Grant James Varjas in Catastrophe
(© Jon Kandel)
Grant James Varjas in Catastrophe
(© Jon Kandel)
Resonance Ensemble's Reflections: An Evening of Short Plays is, as so many compendiums are, a decidedly mixed bag. Samuel Beckett's Catastrophe and Anton Chekhov's Swan Song are done with care and thought; Michael Feingold's new play What Happened Then has interest and originality; while the remaining two works, Compromise by Ian Strasfogel, and Their Town by Alvin Eng, simply do not succeed as engaging theater. Eric Parness directs all five plays, and his skills and that of the actors seem at the mercy of the quality of the writing.

Strasfogel's work not only derives from Beckett's play, it literally bookends it. A vampy producer (Christine Verleny) coaxes a well-meaning director (Bill Fairbairn, appealingly low-key) to present Catastrophe with contemporary relevance: "Darfur!" she suggests. When the director protests that the play was written for Vaclav Havel, the producer castigates him, praising JoAnne Akalaitis' controversial presentation of Beckett's Endgame set in a subway station. While they have this conversation, a statue of Beckett (David Arthur Bachrach) mugs his responses of shock, anger, and approval. Unfortunately, it's a one-note joke for both Beckett fans and theater insiders.

So much more subtle and appealing is the Beckett work itself, in which a director (Bachrach) and an assistant (Nicole Godino) critique the protagonist (Grant James Varjas), a live man cruelly being physically re-arranged each time the director gives an instruction to whiten the hand or bow the head. The work is chilling, oblique, and powerful.

Surprisingly, rather than taking a break there, the first half plows on through Eng's play, in which Harry Cloud (Todd Butera) and Terry Cave (Bill Fairbairn) meet up in limbo and exchange stories and recriminations. The derivative references to Thornton Wilder's Our Town are embarrassing and ineffective and the talky yawner lacks the needed Twilight Zone-esque surprise to make it satisfying.

Fortunately, things pick up after intermission with the delightfully performed Swan Song, in which Fairbairn struts his stuff as a drunken, maudlin actor, Vasili Svietlovidoff, who is locked in the theatre by accident, and Bachrach is pitch-perfect as fawning, anxious dresser Nikita Ivanitch. Not much "happens," but it's a delight to watch an old actor ham it up, take on death, recite Shakespeare, and face the future.

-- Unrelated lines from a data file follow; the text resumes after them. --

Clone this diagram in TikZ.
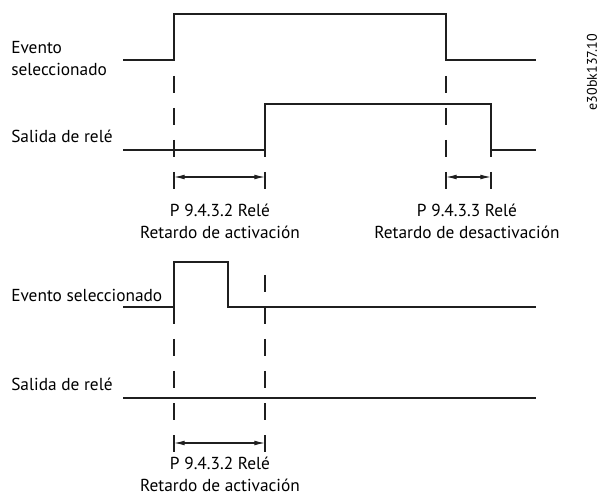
\documentclass[tikz,border=0pt]{standalone}
\usepackage{fontspec}
\setmainfont{PT Sans}
\usetikzlibrary{positioning, arrows.meta}
\definecolor{trazo}{gray}{0.12}

\begin{document}
\begin{tikzpicture}[x=0.75pt, y=-0.75pt,
    senal/.style={line width=0.9pt, trazo},
    guia/.style={line width=0.9pt, trazo, dash pattern=on 12.75pt off 11.25pt},
    cota/.style={{Latex[length=8pt,width=3.6pt]}-{Latex[length=8pt,width=3.6pt]}, line width=0.8pt, trazo},
    et/.style={font=\fontsize{13}{16.25}\selectfont, inner sep=0pt, align=center}]
  \useasboundingbox (0,0) rectangle (600,495);

  % --- primer caso: evento largo ---
  \node[et, align=left, anchor=base west] (ev1) at (11,75.5) {Evento\\seleccionado};
  \node[et, anchor=base west] (sr1) at (11,143) {Salida de relé};
  \draw[senal] (123,60) -- (174,60) -- (174,14) -- (446,14) -- (446,60) -- (536,60);
  \draw[senal] (123,150) -- (265,150) -- (265,104) -- (491,104) -- (491,150) -- (536,150);

  \coordinate (a1) at (174,177);
  \coordinate (b1) at (265,177);
  \coordinate (c1) at (446,177);
  \coordinate (d1) at (491,177);
  \draw[guia] (174,44) -- (174,190);
  \draw[guia] (446,44) -- (446,190);
  \draw[guia] (265,140) -- (265,190);
  \draw[guia] (491,140) -- (491,190);
  \draw[cota] (a1) -- (b1);
  \draw[cota] (c1) -- (d1);
  \node[et, anchor=base] (on1) at (220,238.3) {P 9.4.3.2 Relé\\Retardo de activación};
  \node[et, anchor=base] (off1) at (467,238.3) {P 9.4.3.3 Relé\\Retardo de desactivación};

  \node[font=\fontsize{10.5}{12}\selectfont, rotate=90, inner sep=0pt] (ref) at (592,72) {e30bk137.10};

  % --- segundo caso: evento corto ---
  \node[et, anchor=base west] (ev2) at (11,301.5) {Evento seleccionado};
  \node[et, anchor=base west] (sr2) at (11,390) {Salida de relé};
  \draw[senal] (123,307) -- (174,307) -- (174,262) -- (228,262) -- (228,307) -- (536,307);
  \draw[senal] (123,398) -- (536,398);

  \coordinate (a2) at (174,443);
  \coordinate (b2) at (265,443);
  \draw[guia] (174,275) -- (174,453);
  \draw[guia] (265,275) -- (265,453);
  \draw[cota] (a2) -- (b2);
  \node[et, anchor=base] (on2) at (220,491.5) {P 9.4.3.2 Relé\\Retardo de activación};
\end{tikzpicture}
\end{document}
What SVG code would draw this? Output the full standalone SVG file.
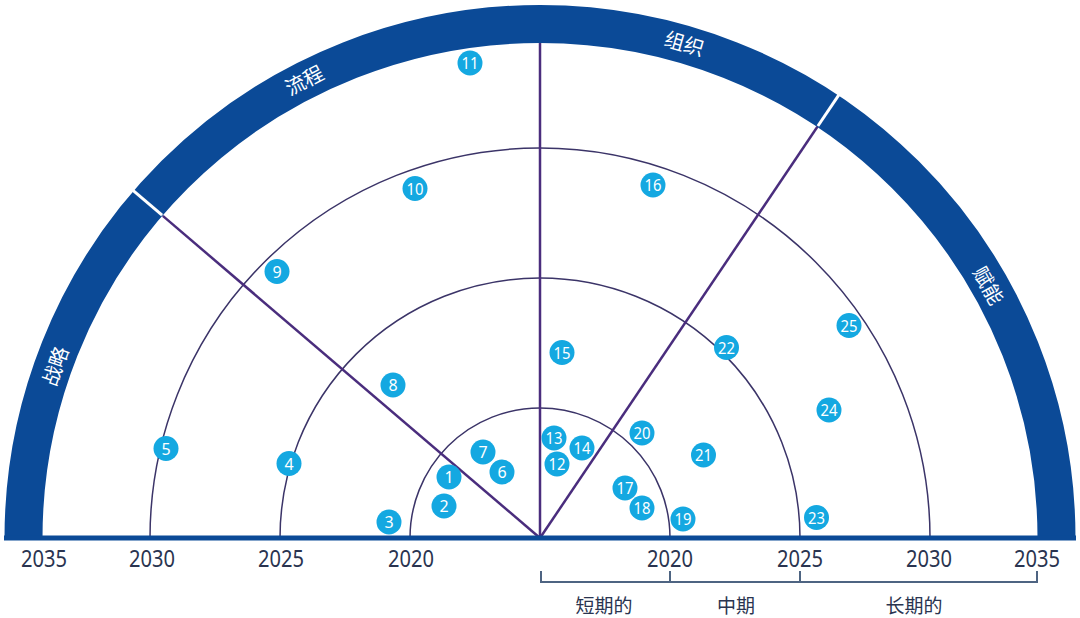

Feingold's work strangely blends existential reflection with campfire story. In the eighteenth century, Andrew Connor (Varjas), an Englishman working for the Governor in Cuba, unexpectedly meets the man for whose "murder" he was abortively hanged: Richard McPherson (Butera), who was actually pressed into the service of a pirate gang. The two men make plans to return to England to clear Connor's name. In the next scene, which takes place many years later, Connor tries to convince McPherson's niece (Godino) of the tale, since McPherson mysteriously never arrived back in England. While the play ultimately becomes repetitive and over-ruminative, the actors acquit themselves very well.